Try to have a description of what type of wine you’re looking for and a price range. We saw wines from €12 a bottle all the way up to €100+. In our case we were looking for a couple of bottles that would age well, a bottle that we could drink young (most Chateauneuf-Du-Papes cover both these requirements) and also a bottle for a friends birthday. Armed with these requirements most shops were more than happy to have us taste through their full range.
A note of the tasting. It’s best to spit, at least at the start. For those who know me, this sounds like sacrilege. But let me explain. Chateauneuf-Du-Pape wines can be beasts when it comes to alcohol. Most averaged around the 14% mark. Even if you’re only tasting a small amount this adds up quickly. Take it easy to start with or you’ll likely find yourself on your back after the first hour!
The wines we loved.
After tasting around 30 wines we managed to narrow down our favourites. We can recommend them all if you’re a fan of Chateauneuf-Du-Pape wines.
Domaine Olivier Hillaire – Châteauneuf-du-Pape 2015
2015 from Olivier Hillaire, a standout for Ewa but one that it took me a few tries to learn to love. We were lucky enough to talk to the owner and after seeing our interest he provided a vertical tasting across his wines. This was the first opportunity I’ve had to really compare vintages in this way and it was eye-opening. The differences between years were immediately noticeable.
I leant towards the 2012 but a look in Ewa’s eyes suggested I wasn’t winning this one, we went home with the 2015. The price of a bottle was about €30.
Domaine Font de Michelle – Gonnet Père & Fils – Châteauneuf-du-Pape 2016
Where the previous wine was something a little different from your standard Chateauneuf-Du-Pape the 2016 from Domain Font De Michelle was a text book example of the region.

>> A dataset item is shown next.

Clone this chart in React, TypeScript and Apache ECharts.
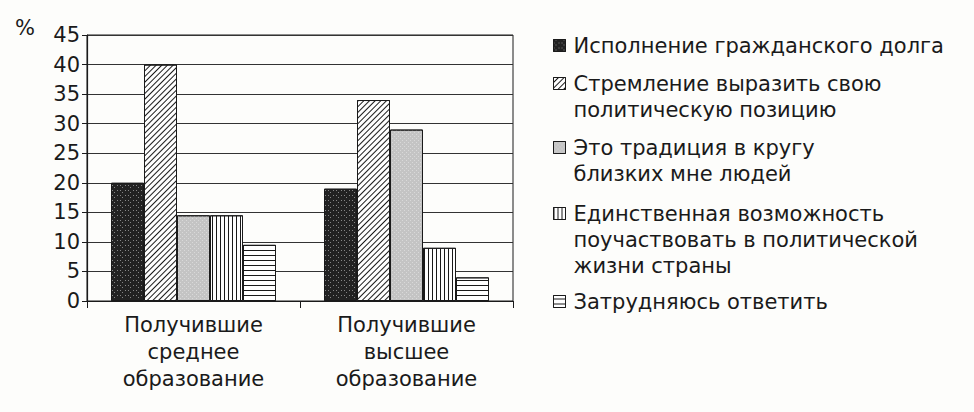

Plum, cherries, pepper, smoke. Big and bold. Just a pleasure to drink. Some may need this with food but for me I’m would be happy to have this just by itself. Just yum. Another one priced around €30.
Le Moulin des Saints – Châteauneuf-du-Pape Rouge 2012
Our final selection was one we would like to age as the tannins, when we tasted, we’re still a bit ‘grippy’. Still the fruit came through nicely and there was an overall smoothness that we both liked. The price point was better than the two previous selections at around €15 and we’re looking forward to trying this one again in a few years.
If you need a break from all the wine take a stroll up to the Chateau of Chateauneuf-Du-Pape. The remains of the castle stand as an iconic symbol of the region’s wines and it’s history. There is not much remaining of the old summer residencies of the Popes but the views are something to behold.
On the way up to the ruin be sure to drop into the Cave Du Verger Des Papes (Cellar of the Orchard of the Popes). Not only is it a beautiful wine cellar, dug right out of the rock, but it contains two wine vats from Roman times. Head all the way to the back to see one of the most beautiful tasting rooms.
A well deserved rest
After all that head down to the main village area, sit down at one of the bars and enjoy a well deserved rest.